Ce qui précède éclaire en partie les propos tenus par le Président de la République, le jeudi 23 décembre dernier. Il affirme s’accrocher à la loi et aux procédures et pourtant il malmène la première et fait fi des secondes, en ne prévoyant pas que ses demandes adressées feraient basculer le calendrier électoral.

Le 7 février est une date constitutionnelle (Art. 134-1 de la Constitution de1987). Malgré les dérives enregistrées et aussi le carcan que celle-ci a imposé en ne tenant pas compte des impondérables d’une actualité politique fluctuante et que j’ai souvent dénoncées, elle s’impose. Et la date des élections le 28 novembre s’est conformée aux prescriptions constitutionnelles (Art. 134-2) et il était possible de respecter celle de la transmission du pouvoir le 7 février 2011.

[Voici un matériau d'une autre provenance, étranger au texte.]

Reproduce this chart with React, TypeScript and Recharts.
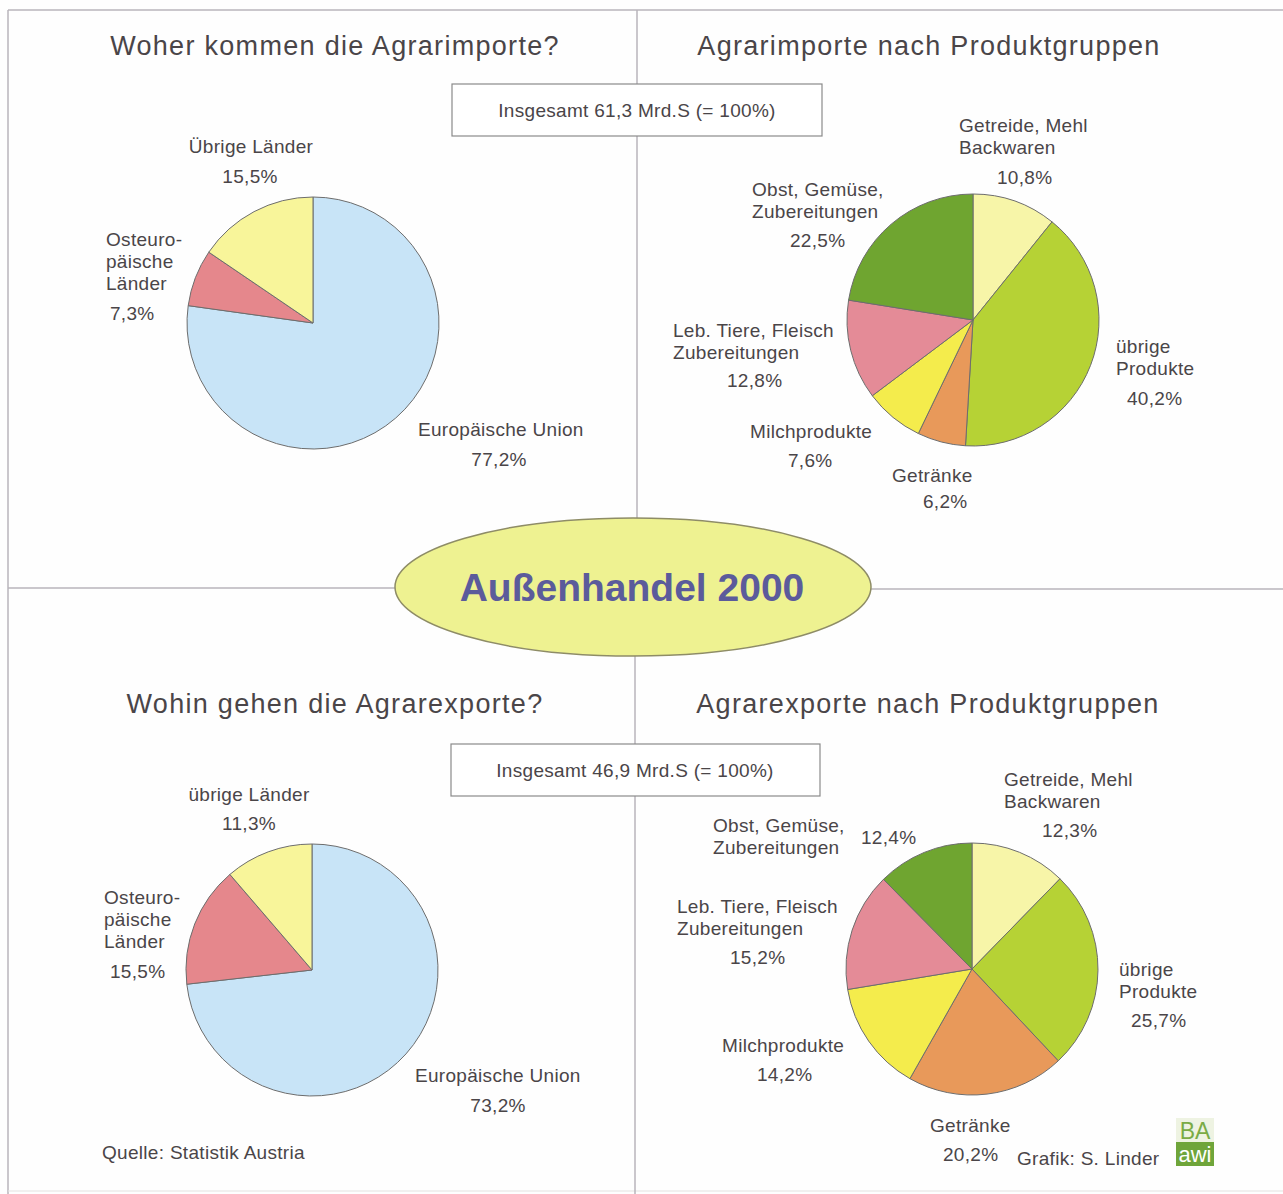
import { PieChart, Pie, Cell } from "recharts";

// --- data ---
const importOriginNames = ["Europäische Union", "Osteuropäische Länder", "Übrige Länder"];
const importOriginValues = [77.2, 7.3, 15.5];
const exportDestNames = ["Europäische Union", "Osteuropäische Länder", "übrige Länder"];
const exportDestValues = [73.2, 15.5, 11.3];

const productNames = [
  "Getreide, Mehl Backwaren",
  "übrige Produkte",
  "Getränke",
  "Milchprodukte",
  "Leb. Tiere, Fleisch Zubereitungen",
  "Obst, Gemüse, Zubereitungen",
];
const importProductValues = [10.8, 40.2, 6.2, 7.6, 12.8, 22.5];
const exportProductValues = [12.3, 25.7, 20.2, 14.2, 15.2, 12.4];

const importTotal = "61,3";
const exportTotal = "46,9";

// --- styling ---
const originColors = ["#c8e4f7", "#e5878c", "#f8f59a"];
const productColors = ["#f7f5a8", "#b6d235", "#e8995a", "#f4ec4c", "#e48b97", "#6fa530"];
const TEXT = "#4a4548";
const FONT = "'Liberation Sans', Arial, sans-serif";
const LINE = "#b8b4bb";
const LS = 0.3; // label letter spacing

const toRows = (names: string[], values: number[]) =>
  names.map((name, i) => ({ name, value: values[i] }));
const pct = (v: number) => v.toFixed(1).replace(".", ",") + "%";

type Lbl = { lines: string[]; x: number; y: number; a: "start" | "middle"; px: number; py: number; pa: "start" | "middle" };

const originLines = (first: string) => [["Europäische Union"], ["Osteuro-", "päische", "Länder"], [first]];
const productLines = [
  ["Getreide, Mehl", "Backwaren"],
  ["übrige", "Produkte"],
  ["Getränke"],
  ["Milchprodukte"],
  ["Leb. Tiere, Fleisch", "Zubereitungen"],
  ["Obst, Gemüse,", "Zubereitungen"],
];

const importOriginLayout: Lbl[] = [
  { lines: originLines("Übrige Länder")[0], x: 418, y: 429, a: "start", px: 499, py: 459, pa: "middle" },
  { lines: originLines("Übrige Länder")[1], x: 106, y: 239, a: "start", px: 110, py: 313, pa: "start" },
  { lines: originLines("Übrige Länder")[2], x: 251, y: 146, a: "middle", px: 250, py: 176, pa: "middle" },
];
const exportDestLayout: Lbl[] = [
  { lines: originLines("übrige Länder")[0], x: 415, y: 1075, a: "start", px: 498, py: 1105, pa: "middle" },
  { lines: originLines("übrige Länder")[1], x: 104, y: 897, a: "start", px: 110, py: 971, pa: "start" },
  { lines: originLines("übrige Länder")[2], x: 249, y: 794, a: "middle", px: 249, py: 823, pa: "middle" },
];
const importProductLayout: Lbl[] = [
  { lines: productLines[0], x: 959, y: 125, a: "start", px: 997, py: 177, pa: "start" },
  { lines: productLines[1], x: 1116, y: 346, a: "start", px: 1127, py: 398, pa: "start" },
  { lines: productLines[2], x: 892, y: 475, a: "start", px: 923, py: 501, pa: "start" },
  { lines: productLines[3], x: 750, y: 431, a: "start", px: 788, py: 460, pa: "start" },
  { lines: productLines[4], x: 673, y: 330, a: "start", px: 727, py: 380, pa: "start" },
  { lines: productLines[5], x: 752, y: 189, a: "start", px: 790, py: 240, pa: "start" },
];
const exportProductLayout: Lbl[] = [
  { lines: productLines[0], x: 1004, y: 779, a: "start", px: 1042, py: 830, pa: "start" },
  { lines: productLines[1], x: 1119, y: 969, a: "start", px: 1131, py: 1020, pa: "start" },
  { lines: productLines[2], x: 930, y: 1125, a: "start", px: 943, py: 1154, pa: "start" },
  { lines: productLines[3], x: 722, y: 1045, a: "start", px: 757, py: 1074, pa: "start" },
  { lines: productLines[4], x: 677, y: 906, a: "start", px: 730, py: 957, pa: "start" },
  { lines: productLines[5], x: 713, y: 825, a: "start", px: 861, py: 837, pa: "start" },
];

function Labels({ layout, values }: { layout: Lbl[]; values: number[] }) {
  return (
    <g fontFamily={FONT} fontSize={19} fill={TEXT} letterSpacing={LS}>
      {layout.map((l, i) => (
        <g key={i}>
          {l.lines.map((t, j) => (
            <text key={j} x={l.x} y={l.y + j * 22 + 7} textAnchor={l.a}>
              {t}
            </text>
          ))}
          <text x={l.px} y={l.py + 7} textAnchor={l.pa}>
            {pct(values[i])}
          </text>
        </g>
      ))}
    </g>
  );
}

function Background() {
  return (
    <svg width={1283} height={1194} style={{ position: "absolute", left: 0, top: 0 }}>
      <rect width={1283} height={1194} fill="#fefefe" />
      <line x1={8} y1={10} x2={1283} y2={10} stroke={LINE} strokeWidth={1.5} />
      <line x1={8} y1={10} x2={8} y2={1194} stroke={LINE} strokeWidth={1.5} />
      <line x1={8} y1={1191} x2={1283} y2={1191} stroke="#e4e2e0" strokeWidth={1} />
      <line x1={637} y1={10} x2={637} y2={520} stroke={LINE} strokeWidth={1.5} />
      <line x1={635} y1={654} x2={635} y2={1194} stroke={LINE} strokeWidth={1.5} />
      <line x1={8} y1={588} x2={398} y2={588} stroke={LINE} strokeWidth={1.5} />
      <line x1={868} y1={589} x2={1283} y2={589} stroke={LINE} strokeWidth={1.5} />

      <g fontFamily={FONT} fontSize={27} fill={TEXT} textAnchor="middle" letterSpacing={1.3}>
        <text x={335} y={55}>Woher kommen die Agrarimporte?</text>
        <text x={929} y={55}>Agrarimporte nach Produktgruppen</text>
        <text x={335} y={713}>Wohin gehen die Agrarexporte?</text>
        <text x={928} y={713}>Agrarexporte nach Produktgruppen</text>
      </g>

      <rect x={452} y={84} width={370} height={52} fill="#ffffff" stroke="#8a8a8a" strokeWidth={1.2} />
      <text x={637} y={117} fontFamily={FONT} fontSize={19} letterSpacing={LS} fill={TEXT} textAnchor="middle">
        {`Insgesamt ${importTotal} Mrd.S (= 100%)`}
      </text>
      <rect x={451} y={744} width={369} height={52} fill="#ffffff" stroke="#8a8a8a" strokeWidth={1.2} />
      <text x={635} y={777} fontFamily={FONT} fontSize={19} letterSpacing={LS} fill={TEXT} textAnchor="middle">
        {`Insgesamt ${exportTotal} Mrd.S (= 100%)`}
      </text>

      <ellipse cx={633} cy={587} rx={238} ry={69} fill="#eef291" stroke="#8e8c66" strokeWidth={1.5} />
      <text x={632} y={601} fontFamily={FONT} fontSize={39} fontWeight="bold" fill="#5b5b9b" textAnchor="middle">
        Außenhandel 2000
      </text>

      <Labels layout={importOriginLayout} values={importOriginValues} />
      <Labels layout={exportDestLayout} values={exportDestValues} />
      <Labels layout={importProductLayout} values={importProductValues} />
      <Labels layout={exportProductLayout} values={exportProductValues} />

      <g fontFamily={FONT} fontSize={19} fill={TEXT} letterSpacing={LS}>
        <text x={102} y={1159}>Quelle: Statistik Austria</text>
        <text x={1017} y={1165}>Grafik: S. Linder</text>
      </g>

      <rect x={1176} y={1118} width={38} height={24} fill="#eef3e2" />
      <text x={1195} y={1139} fontFamily={FONT} fontSize={23} fill="#7aab45" textAnchor="middle">
        BA
      </text>
      <rect x={1176} y={1142} width={38} height={24} fill="#6fa53a" />
      <text x={1195} y={1162} fontFamily={FONT} fontSize={22} fill="#ffffff" textAnchor="middle">
        awi
      </text>
    </svg>
  );
}

function Slices({ values, names, colors, cx, cy }: { values: number[]; names: string[]; colors: string[]; cx: number; cy: number }) {
  return (
    <Pie
      data={toRows(names, values)}
      dataKey="value"
      nameKey="name"
      cx={cx}
      cy={cy}
      outerRadius={126}
      startAngle={90}
      endAngle={-270}
      stroke="#6d6d6d"
      strokeWidth={1}
      isAnimationActive={false}
    >
      {values.map((_, i) => (
        <Cell key={i} fill={colors[i]} />
      ))}
    </Pie>
  );
}

export default function App() {
  return (
    <div style={{ position: "absolute", left: 0, top: 0, width: 1283, height: 1194 }}>
      <Background />
      <div style={{ position: "absolute", left: 0, top: 0 }}>
        <PieChart width={1283} height={1194} margin={{ top: 0, right: 0, bottom: 0, left: 0 }}>
          {Slices({ values: importOriginValues, names: importOriginNames, colors: originColors, cx: 313, cy: 323 })}
          {Slices({ values: importProductValues, names: productNames, colors: productColors, cx: 973, cy: 320 })}
          {Slices({ values: exportDestValues, names: exportDestNames, colors: originColors, cx: 312, cy: 970 })}
          {Slices({ values: exportProductValues, names: productNames, colors: productColors, cx: 972, cy: 969 })}
        </PieChart>
      </div>
    </div>
  );
}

A présent nous assistons à un bouleversement lourd de conséquences pour la stabilité de la nation. En effet en 2008, les parlementaires avaient décidé de prolonger leur mandat en insérant l’Art. 232 dans la loi électorale. Toutefois il était précisé que celui du Président prendrait fin le 7 février 2011.

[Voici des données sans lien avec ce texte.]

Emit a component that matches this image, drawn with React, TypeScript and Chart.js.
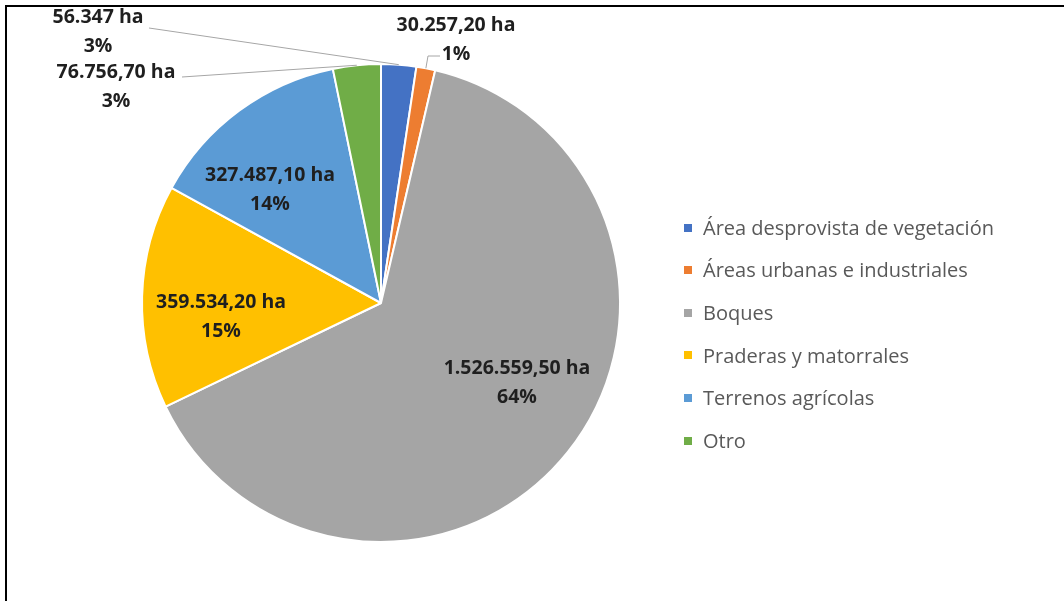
import React, { useEffect, useRef } from "react";
import { Chart, registerables } from "chart.js";

Chart.register(...registerables);

// ---- Data ----
const categories = [
  "Área desprovista de vegetación",
  "Áreas urbanas e industriales",
  "Boques",
  "Praderas y matorrales",
  "Terrenos agrícolas",
  "Otro",
];
const areaHa = [56347, 30257.2, 1526559.5, 359534.2, 327487.1, 76756.7];
const areaLabels = [
  "56.347 ha",
  "30.257,20 ha",
  "1.526.559,50 ha",
  "359.534,20 ha",
  "327.487,10 ha",
  "76.756,70 ha",
];
const pctLabels = ["3%", "1%", "64%", "15%", "14%", "3%"];
const sliceColors = ["#4472C4", "#ED7D31", "#A5A5A5", "#FFC000", "#5B9BD5", "#70AD47"];

// ---- Layout of data labels (positions only, no data) ----
type LabelLayout = { x: number; y: number; leader?: number[][] };
const labelLayout: LabelLayout[] = [
  { x: 98, y: 17, leader: [[149, 28]] },
  { x: 456, y: 25, leader: [[440, 56], [428, 56]] },
  { x: 517, y: 368 },
  { x: 221, y: 302 },
  { x: 270, y: 175 },
  { x: 116, y: 72, leader: [[182, 77]] },
];
const LINE_GAP = 29;
const LABEL_FONT = "bold 19.5px 'Open Sans'";
const LEGEND_FONT = "20px 'Open Sans'";

const labelsPlugin = {
  id: "sliceLabels",
  afterDatasetsDraw(chart: any) {
    const ctx = chart.ctx;
    const meta = chart.getDatasetMeta(0);
    ctx.save();
    meta.data.forEach((arc: any, i: number) => {
      const lay = labelLayout[i];
      const p = arc.getProps(["x", "y", "startAngle", "endAngle", "outerRadius"], true);
      if (lay.leader) {
        const mid = (p.startAngle + p.endAngle) / 2;
        const ex = p.x + Math.cos(mid) * p.outerRadius;
        const ey = p.y + Math.sin(mid) * p.outerRadius;
        ctx.beginPath();
        ctx.strokeStyle = "#A6A6A6";
        ctx.lineWidth = 1;
        ctx.moveTo(lay.leader[0][0], lay.leader[0][1]);
        for (let k = 1; k < lay.leader.length; k++) ctx.lineTo(lay.leader[k][0], lay.leader[k][1]);
        ctx.lineTo(ex, ey);
        ctx.stroke();
      }
      ctx.fillStyle = "#1F1F1F";
      ctx.font = LABEL_FONT;
      ctx.textAlign = "center";
      ctx.textBaseline = "middle";
      ctx.fillText(areaLabels[i], lay.x, lay.y);
      ctx.fillText(pctLabels[i], lay.x, lay.y + LINE_GAP);
    });
    ctx.restore();
  },
  afterDraw(chart: any) {
    const ctx = chart.ctx;
    const labels = chart.data.labels as string[];
    const colors = chart.data.datasets[0].backgroundColor as string[];
    ctx.save();
    ctx.font = LEGEND_FONT;
    ctx.textAlign = "left";
    ctx.textBaseline = "middle";
    labels.forEach((lab, i) => {
      const y = 227.5 + i * 42.6;
      ctx.fillStyle = colors[i];
      ctx.fillRect(684, Math.round(y - 4), 8, 8);
      ctx.fillStyle = "#595959";
      ctx.fillText(lab, 703, y + 1.5);
    });
    ctx.restore();
  },
};

export default function App() {
  const canvasRef = useRef<HTMLCanvasElement | null>(null);

  useEffect(() => {
    if (!canvasRef.current) return;
    const chart = new Chart(canvasRef.current, {
      type: "pie",
      data: {
        labels: categories,
        datasets: [
          {
            data: areaHa,
            backgroundColor: sliceColors,
            borderColor: "#FFFFFF",
            borderWidth: 2,
          },
        ],
      },
      options: {
        responsive: false,
        animation: false,
        layout: { padding: { left: 141, right: 443, top: 63, bottom: 58 } },
        plugins: {
          legend: { display: false },
          tooltip: { enabled: false },
        },
      },
      plugins: [labelsPlugin],
    });
    return () => chart.destroy();
  }, []);

  return (
    <div
      style={{
        position: "fixed",
        left: 0,
        top: 0,
        width: 1064,
        height: 601,
        background: "#FFFFFF",
        overflow: "hidden",
      }}
    >
      <canvas
        ref={canvasRef}
        width={1064}
        height={601}
        style={{ position: "absolute", left: 0, top: 0, width: 1064, height: 601 }}
      />
      <div
        style={{
          position: "absolute",
          left: 5,
          top: 5,
          right: 0,
          bottom: 0,
          borderLeft: "2px solid #000",
          borderTop: "2px solid #000",
          pointerEvents: "none",
        }}
      />
    </div>
  );
}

J’avais combattu ce « dégui » qui avait indument été appliqué. Puis le Président a obtenu d’un Parlement docile une prolongation de son propre mandat, au motif que celui-ci était de 5 ans. Ayant pris ses foncions le 14 mai 2006, il estime normal de rester au pouvoir jusqu’au 14 mai 2011. Cette tentation muée désormais en projet, il l’a toujours eue. Or, non seulement cette loi de 2008 amendée à son profit et à celui des parlementaires est anticonstitutionnelle, mais aucune loi n’est supérieure à la Constitution elle-même et, en l’occurrence, c’est le temps constitutionnel qui s’impose, au nom de l’état de droit et non un temps légal opportuniste et contestable, s’appuyant sur une quelconque raison d’état.

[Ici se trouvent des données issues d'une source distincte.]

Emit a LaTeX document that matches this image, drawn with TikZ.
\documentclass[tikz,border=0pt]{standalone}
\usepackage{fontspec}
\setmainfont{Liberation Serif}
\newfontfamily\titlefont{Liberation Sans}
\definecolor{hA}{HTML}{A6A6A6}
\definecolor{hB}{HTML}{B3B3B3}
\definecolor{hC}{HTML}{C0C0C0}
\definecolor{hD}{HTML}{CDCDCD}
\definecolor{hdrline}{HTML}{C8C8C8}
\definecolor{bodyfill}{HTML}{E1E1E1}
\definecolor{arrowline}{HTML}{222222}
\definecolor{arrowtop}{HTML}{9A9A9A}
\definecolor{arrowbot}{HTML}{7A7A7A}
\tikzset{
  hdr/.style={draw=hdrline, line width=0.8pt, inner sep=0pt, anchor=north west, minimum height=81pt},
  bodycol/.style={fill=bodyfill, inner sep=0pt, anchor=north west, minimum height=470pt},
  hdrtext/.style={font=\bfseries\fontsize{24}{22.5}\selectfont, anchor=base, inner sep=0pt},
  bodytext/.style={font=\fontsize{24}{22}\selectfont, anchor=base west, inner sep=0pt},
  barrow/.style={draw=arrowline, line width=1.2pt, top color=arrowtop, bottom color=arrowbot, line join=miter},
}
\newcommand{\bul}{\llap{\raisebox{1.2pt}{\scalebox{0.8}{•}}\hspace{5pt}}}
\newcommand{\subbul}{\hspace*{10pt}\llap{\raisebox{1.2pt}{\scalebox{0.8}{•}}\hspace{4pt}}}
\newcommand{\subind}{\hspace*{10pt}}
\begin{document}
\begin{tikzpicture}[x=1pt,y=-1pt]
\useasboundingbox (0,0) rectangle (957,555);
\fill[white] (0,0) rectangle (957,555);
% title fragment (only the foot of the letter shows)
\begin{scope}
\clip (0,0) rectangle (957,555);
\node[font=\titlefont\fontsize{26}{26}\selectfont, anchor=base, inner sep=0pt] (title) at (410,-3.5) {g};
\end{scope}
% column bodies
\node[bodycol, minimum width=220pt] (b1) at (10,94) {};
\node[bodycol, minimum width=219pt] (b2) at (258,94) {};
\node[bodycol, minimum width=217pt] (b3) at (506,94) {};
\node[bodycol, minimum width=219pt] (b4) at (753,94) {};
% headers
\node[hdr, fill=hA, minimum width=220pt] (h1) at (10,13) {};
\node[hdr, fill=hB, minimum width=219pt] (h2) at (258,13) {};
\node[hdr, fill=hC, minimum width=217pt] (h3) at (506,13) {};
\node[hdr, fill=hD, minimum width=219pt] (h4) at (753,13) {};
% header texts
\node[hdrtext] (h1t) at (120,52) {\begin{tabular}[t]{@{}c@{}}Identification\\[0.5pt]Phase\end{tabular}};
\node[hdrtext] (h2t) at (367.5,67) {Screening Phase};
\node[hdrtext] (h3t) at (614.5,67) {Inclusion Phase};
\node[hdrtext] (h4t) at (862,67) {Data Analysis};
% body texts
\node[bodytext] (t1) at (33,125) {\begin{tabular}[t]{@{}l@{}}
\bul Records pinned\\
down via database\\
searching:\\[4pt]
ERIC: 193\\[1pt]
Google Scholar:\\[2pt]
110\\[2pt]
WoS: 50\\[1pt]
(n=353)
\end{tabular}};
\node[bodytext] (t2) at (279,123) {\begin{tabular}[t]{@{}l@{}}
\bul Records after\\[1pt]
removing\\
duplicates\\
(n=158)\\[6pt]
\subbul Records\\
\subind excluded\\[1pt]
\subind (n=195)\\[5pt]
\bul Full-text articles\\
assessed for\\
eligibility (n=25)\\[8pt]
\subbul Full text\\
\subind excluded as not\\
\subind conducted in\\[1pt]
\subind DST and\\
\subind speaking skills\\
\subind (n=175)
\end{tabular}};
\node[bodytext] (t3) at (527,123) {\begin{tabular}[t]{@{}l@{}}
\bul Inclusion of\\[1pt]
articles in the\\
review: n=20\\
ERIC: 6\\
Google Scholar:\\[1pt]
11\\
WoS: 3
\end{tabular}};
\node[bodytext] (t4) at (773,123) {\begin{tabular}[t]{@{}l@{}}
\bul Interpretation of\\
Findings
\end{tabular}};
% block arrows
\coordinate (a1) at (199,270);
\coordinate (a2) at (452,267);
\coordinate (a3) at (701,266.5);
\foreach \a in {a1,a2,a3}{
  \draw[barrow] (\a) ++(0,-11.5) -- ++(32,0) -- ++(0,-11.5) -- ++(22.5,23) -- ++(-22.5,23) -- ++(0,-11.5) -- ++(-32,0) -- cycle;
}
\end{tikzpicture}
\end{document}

Il y a quelque prétention à affirmer « Et s’il y a une solution que l’on trouverait sans moi elle est vouée à l’échec ». C’est ramener le destin de la nation aux desiderata d’un homme et l’histoire est remplie de ces utopies aboutissant à de cinglantes déconvenues dont le souvenir aurait dû ramener le président à plus de modestie.

On peut aussi souligner que son souci affirmé maintes fois dans ses déclarations de respecter la Constitution serait plus crédible si, au lieu de s’accrocher à la date du 14 mai comme à une bouée de sauvetage, il laissait au moins entendre que la passation de pouvoir à son successeur pouvait se produire à la date la plus proche du deuxième tour des élections. Et on ne peut pas oublier les diatribes proférées par ce même Président Préval, en particulier le 17 octobre 2007, contre cette Constitution responsable, selon lui, de l’instabilité politique du pays. C’est bien le cas de dire : il adore maintenant ce qu’il a brulé jadis. Mais une Constitution n’est pas un puzzle dont on peut, à loisir, retirer les pièces. Elle s’impose comme un tout.

Monsieur le Président, vous portez en vous ce pays, mais l’aimez-vous autant que moi ? Notre génération a grandi, connu un pays pauvre mais digne et debout.

Aujourd’hui la nation est à genoux, le monde entier la tourne en dérision, parlant de nos incapacités comme des tares congénitales. Des sacrifices s’imposent à vous et ils commandent des révisions déchirantes.


Chers Compatriotes,

Nous n’avons jamais approuvé l’idée d’un Gouvernement Provisoire pour 45 jours, en dépit d’une information erronée que je démens formellement. En cette fin d‘année, au nom du RDNP et des formations qui l’accompagnent je renouvelle l’engagement pris pour que s’installe dans notre pays l’état de droit et le respect de la Constitution, la loi mère. Elle a besoin d’être revue et corrigée mais, en attendant, elle s’impose aux gouvernants et aux gouvernés.

Comme Présidente de la République, je m’engage à la respecter, la faire respecter, en attendant qu’elle soit amendée ou remplacée selon les procédures idoines.

Nous assumerons les engagements internationaux. Nous sommes des internationalistes et nous croyons en la solidarité entre les gouvernements et les peuples, par conviction et par raison. Notre pays est un membre fondateur de l’ONU et de l’OEA et nous avons souscrit aux dispositions de leur charte respective. Nous estimons que nous avons besoin du meilleur de leurs activités et nous pensons qu’il est possible de concilier la préservation de notre dignité de peuple et de notre souveraineté avec les obligations découlant de notre participation lucide et réfléchie. Il n’est ni dans notre intention ni de nos intérêts de nous confronter à elles et nous associons dans ces dispositions les pays dits amis d’Haïti dont nous estimons que l’amitié la meilleure n’est pas celle qui s’impose, mais celle qui est suggérée.

Dans la conjoncture présente, nous attendons la préparation du second tour à une date qui permette de respecter le plus possible les prescrits de la Constitution.

A tous nous disons que les années se suivent et ne se ressemblent pas nécessairement. Nous voyons 2010 s’en aller sans regret, mais nous n’attendons pas de 2011 qu’elle ne nous amène que des bonheurs. Soyons lucides mais conservons l’optimisme qui est un choix. Il nous en faut pour entamer le changement, la reconstruction du pays, l’amorce d’un développement durable et de l’implantation de la justice sociale.